AIM: Retype the run of lines that opens with the line containing "Recreate this image" and closes with the line containing "49.1, 48.8, 48.6];", exactly and inclusively, but skip the pictures.

═══ ITEMS ═══

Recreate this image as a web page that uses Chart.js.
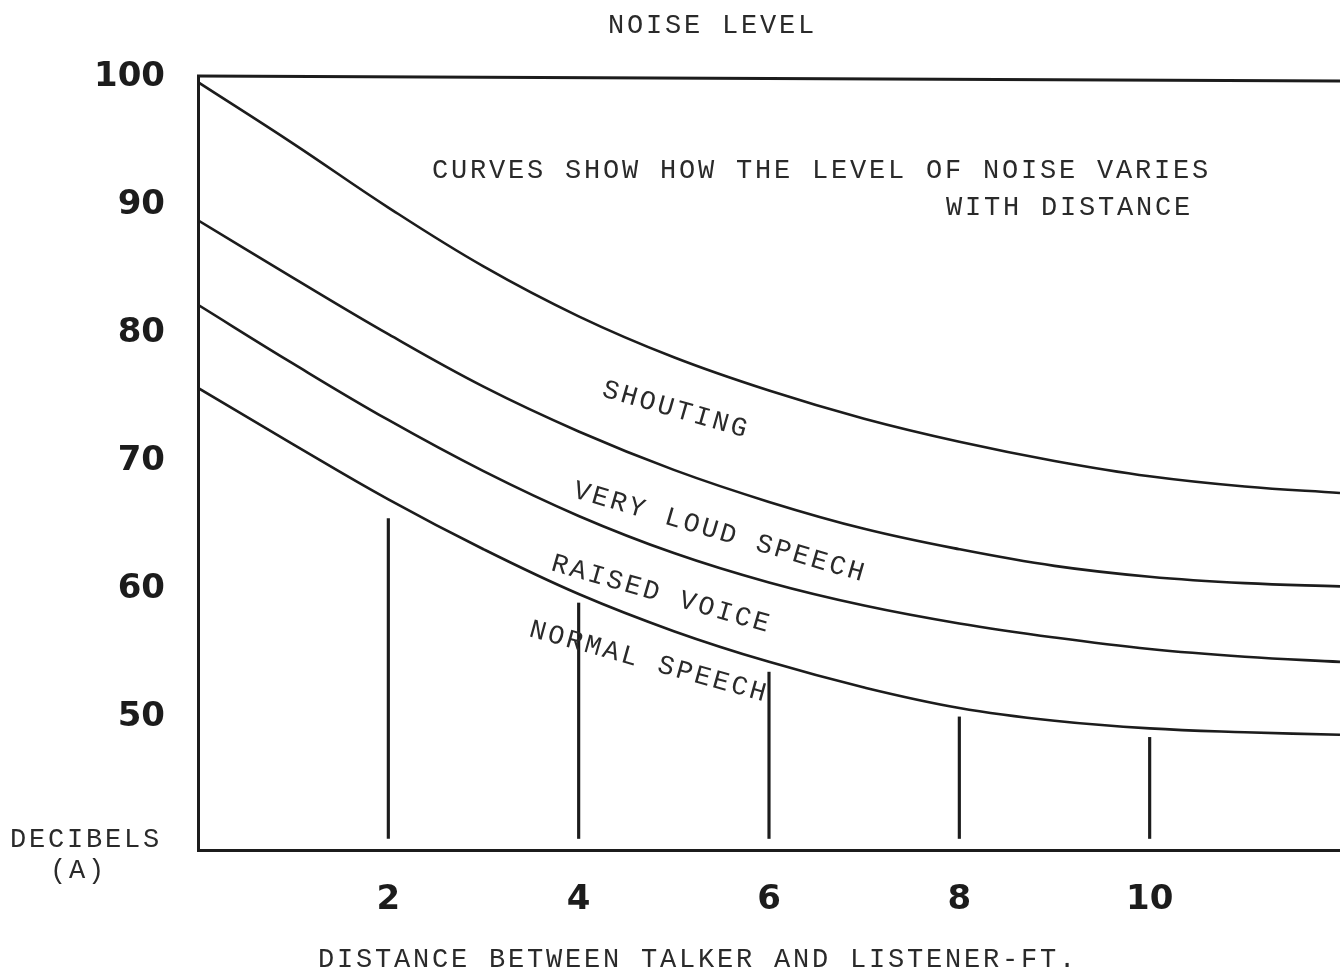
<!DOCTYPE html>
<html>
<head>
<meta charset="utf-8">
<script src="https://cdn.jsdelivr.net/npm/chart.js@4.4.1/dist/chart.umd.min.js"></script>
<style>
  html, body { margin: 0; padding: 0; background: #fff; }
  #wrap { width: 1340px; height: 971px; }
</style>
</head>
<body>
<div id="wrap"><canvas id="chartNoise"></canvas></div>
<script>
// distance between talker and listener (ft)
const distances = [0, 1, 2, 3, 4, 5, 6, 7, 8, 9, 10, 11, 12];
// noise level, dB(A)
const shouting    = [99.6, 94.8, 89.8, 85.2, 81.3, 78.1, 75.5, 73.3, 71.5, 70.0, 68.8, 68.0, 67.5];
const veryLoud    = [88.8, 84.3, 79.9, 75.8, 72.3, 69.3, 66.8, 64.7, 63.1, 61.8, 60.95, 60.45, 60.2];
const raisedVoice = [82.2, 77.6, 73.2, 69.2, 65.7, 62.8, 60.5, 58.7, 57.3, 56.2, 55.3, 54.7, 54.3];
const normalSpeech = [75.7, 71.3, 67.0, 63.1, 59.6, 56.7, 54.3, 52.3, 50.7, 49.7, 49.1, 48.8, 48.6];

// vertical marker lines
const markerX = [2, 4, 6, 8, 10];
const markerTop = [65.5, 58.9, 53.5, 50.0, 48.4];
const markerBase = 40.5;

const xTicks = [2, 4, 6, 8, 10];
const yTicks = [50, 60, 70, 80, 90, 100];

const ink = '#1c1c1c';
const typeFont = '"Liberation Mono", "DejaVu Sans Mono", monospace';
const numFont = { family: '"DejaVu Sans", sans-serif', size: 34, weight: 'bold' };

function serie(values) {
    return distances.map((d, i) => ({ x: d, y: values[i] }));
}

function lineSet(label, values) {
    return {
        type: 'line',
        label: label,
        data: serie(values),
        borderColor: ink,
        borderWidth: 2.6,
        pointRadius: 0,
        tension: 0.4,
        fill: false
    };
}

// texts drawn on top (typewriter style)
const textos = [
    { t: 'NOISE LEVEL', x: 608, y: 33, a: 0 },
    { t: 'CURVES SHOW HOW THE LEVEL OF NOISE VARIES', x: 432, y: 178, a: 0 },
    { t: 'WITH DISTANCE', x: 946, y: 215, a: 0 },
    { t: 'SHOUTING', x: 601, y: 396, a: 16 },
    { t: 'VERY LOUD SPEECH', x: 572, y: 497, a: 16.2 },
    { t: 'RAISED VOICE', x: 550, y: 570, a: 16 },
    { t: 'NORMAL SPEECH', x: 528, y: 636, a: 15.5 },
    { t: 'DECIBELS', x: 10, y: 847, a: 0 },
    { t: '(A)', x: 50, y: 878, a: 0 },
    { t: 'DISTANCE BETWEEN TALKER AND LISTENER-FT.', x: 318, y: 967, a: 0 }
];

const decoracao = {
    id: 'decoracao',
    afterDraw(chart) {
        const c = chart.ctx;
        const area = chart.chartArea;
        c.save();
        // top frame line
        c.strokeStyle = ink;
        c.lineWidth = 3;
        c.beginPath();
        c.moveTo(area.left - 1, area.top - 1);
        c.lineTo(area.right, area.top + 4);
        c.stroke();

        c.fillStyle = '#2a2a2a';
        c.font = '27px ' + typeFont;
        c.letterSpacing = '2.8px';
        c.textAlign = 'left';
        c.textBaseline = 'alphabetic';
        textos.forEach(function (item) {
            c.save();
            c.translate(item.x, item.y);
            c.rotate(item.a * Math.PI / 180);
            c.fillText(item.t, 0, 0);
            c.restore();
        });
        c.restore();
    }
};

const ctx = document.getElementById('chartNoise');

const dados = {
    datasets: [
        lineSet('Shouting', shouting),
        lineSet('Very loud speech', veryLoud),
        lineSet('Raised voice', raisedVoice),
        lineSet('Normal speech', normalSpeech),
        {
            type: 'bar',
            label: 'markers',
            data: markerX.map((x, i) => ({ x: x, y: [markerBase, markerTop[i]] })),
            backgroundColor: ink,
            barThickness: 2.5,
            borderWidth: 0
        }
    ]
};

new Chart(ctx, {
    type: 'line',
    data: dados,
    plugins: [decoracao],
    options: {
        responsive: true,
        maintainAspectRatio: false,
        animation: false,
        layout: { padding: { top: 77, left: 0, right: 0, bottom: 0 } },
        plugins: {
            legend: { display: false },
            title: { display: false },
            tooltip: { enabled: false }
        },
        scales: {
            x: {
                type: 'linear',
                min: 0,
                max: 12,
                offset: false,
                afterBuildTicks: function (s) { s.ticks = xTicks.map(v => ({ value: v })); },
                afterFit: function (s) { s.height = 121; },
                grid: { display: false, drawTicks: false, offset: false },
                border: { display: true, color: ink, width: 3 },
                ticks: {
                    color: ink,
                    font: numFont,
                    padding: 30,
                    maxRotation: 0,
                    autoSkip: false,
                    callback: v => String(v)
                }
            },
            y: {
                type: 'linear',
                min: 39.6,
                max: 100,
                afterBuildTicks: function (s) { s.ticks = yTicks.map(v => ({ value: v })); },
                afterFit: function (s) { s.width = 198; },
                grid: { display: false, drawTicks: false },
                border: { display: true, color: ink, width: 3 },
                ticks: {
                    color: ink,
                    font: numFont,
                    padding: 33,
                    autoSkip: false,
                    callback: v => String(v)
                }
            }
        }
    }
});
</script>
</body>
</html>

═══
═══ ITEMS ═══

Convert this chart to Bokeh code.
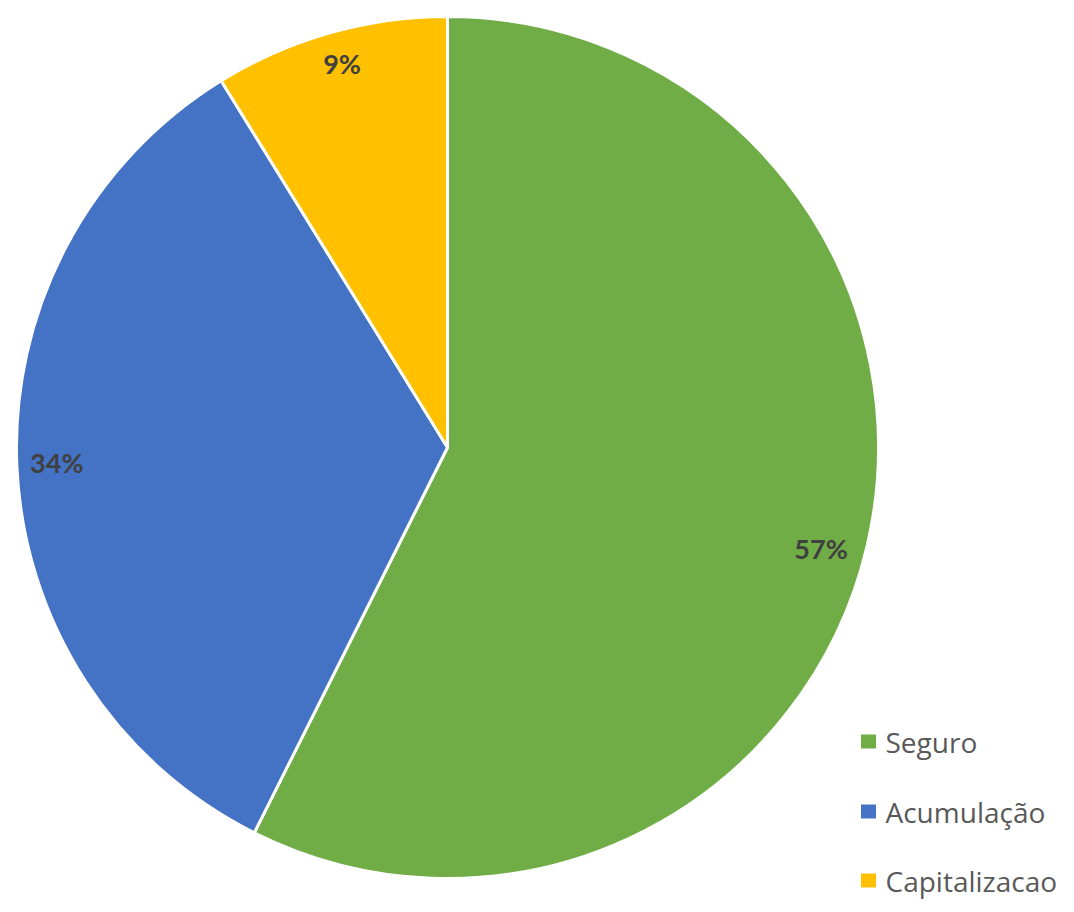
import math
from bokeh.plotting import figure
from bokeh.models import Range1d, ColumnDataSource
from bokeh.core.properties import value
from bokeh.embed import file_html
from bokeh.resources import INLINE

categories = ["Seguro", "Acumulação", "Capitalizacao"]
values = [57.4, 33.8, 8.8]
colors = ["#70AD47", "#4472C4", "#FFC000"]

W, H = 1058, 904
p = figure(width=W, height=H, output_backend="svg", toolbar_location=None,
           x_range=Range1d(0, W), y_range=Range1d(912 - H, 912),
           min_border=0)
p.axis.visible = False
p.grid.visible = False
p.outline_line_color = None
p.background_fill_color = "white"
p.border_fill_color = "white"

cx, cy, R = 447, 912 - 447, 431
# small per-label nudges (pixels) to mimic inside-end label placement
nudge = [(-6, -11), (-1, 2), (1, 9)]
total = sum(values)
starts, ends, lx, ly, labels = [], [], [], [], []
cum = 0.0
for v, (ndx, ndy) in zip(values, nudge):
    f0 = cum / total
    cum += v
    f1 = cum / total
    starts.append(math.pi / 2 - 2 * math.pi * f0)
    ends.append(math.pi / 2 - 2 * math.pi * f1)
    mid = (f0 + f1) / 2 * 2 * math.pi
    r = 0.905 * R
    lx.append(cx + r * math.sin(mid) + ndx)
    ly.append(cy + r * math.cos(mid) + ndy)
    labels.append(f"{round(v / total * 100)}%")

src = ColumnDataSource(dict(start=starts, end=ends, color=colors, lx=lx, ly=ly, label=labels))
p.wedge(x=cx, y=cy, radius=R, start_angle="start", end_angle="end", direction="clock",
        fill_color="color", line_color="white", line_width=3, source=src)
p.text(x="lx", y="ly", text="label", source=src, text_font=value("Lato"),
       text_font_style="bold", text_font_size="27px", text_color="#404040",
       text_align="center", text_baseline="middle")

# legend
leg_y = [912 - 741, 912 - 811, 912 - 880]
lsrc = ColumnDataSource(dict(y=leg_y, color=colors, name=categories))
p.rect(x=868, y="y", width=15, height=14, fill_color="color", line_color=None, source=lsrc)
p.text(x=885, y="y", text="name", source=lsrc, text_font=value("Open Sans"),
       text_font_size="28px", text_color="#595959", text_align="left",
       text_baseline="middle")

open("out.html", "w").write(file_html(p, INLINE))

═══

SOLUTION TO THE EXERCISE:
Recreate this image as a web page that uses Chart.js.
<!DOCTYPE html>
<html>
<head>
<meta charset="utf-8">
<script src="https://cdn.jsdelivr.net/npm/chart.js@4.4.1/dist/chart.umd.min.js"></script>
<style>
  html, body { margin: 0; padding: 0; background: #fff; }
  #wrap { width: 1340px; height: 971px; }
</style>
</head>
<body>
<div id="wrap"><canvas id="chartNoise"></canvas></div>
<script>
// distance between talker and listener (ft)
const distances = [0, 1, 2, 3, 4, 5, 6, 7, 8, 9, 10, 11, 12];
// noise level, dB(A)
const shouting    = [99.6, 94.8, 89.8, 85.2, 81.3, 78.1, 75.5, 73.3, 71.5, 70.0, 68.8, 68.0, 67.5];
const veryLoud    = [88.8, 84.3, 79.9, 75.8, 72.3, 69.3, 66.8, 64.7, 63.1, 61.8, 60.95, 60.45, 60.2];
const raisedVoice = [82.2, 77.6, 73.2, 69.2, 65.7, 62.8, 60.5, 58.7, 57.3, 56.2, 55.3, 54.7, 54.3];
const normalSpeech = [75.7, 71.3, 67.0, 63.1, 59.6, 56.7, 54.3, 52.3, 50.7, 49.7, 49.1, 48.8, 48.6];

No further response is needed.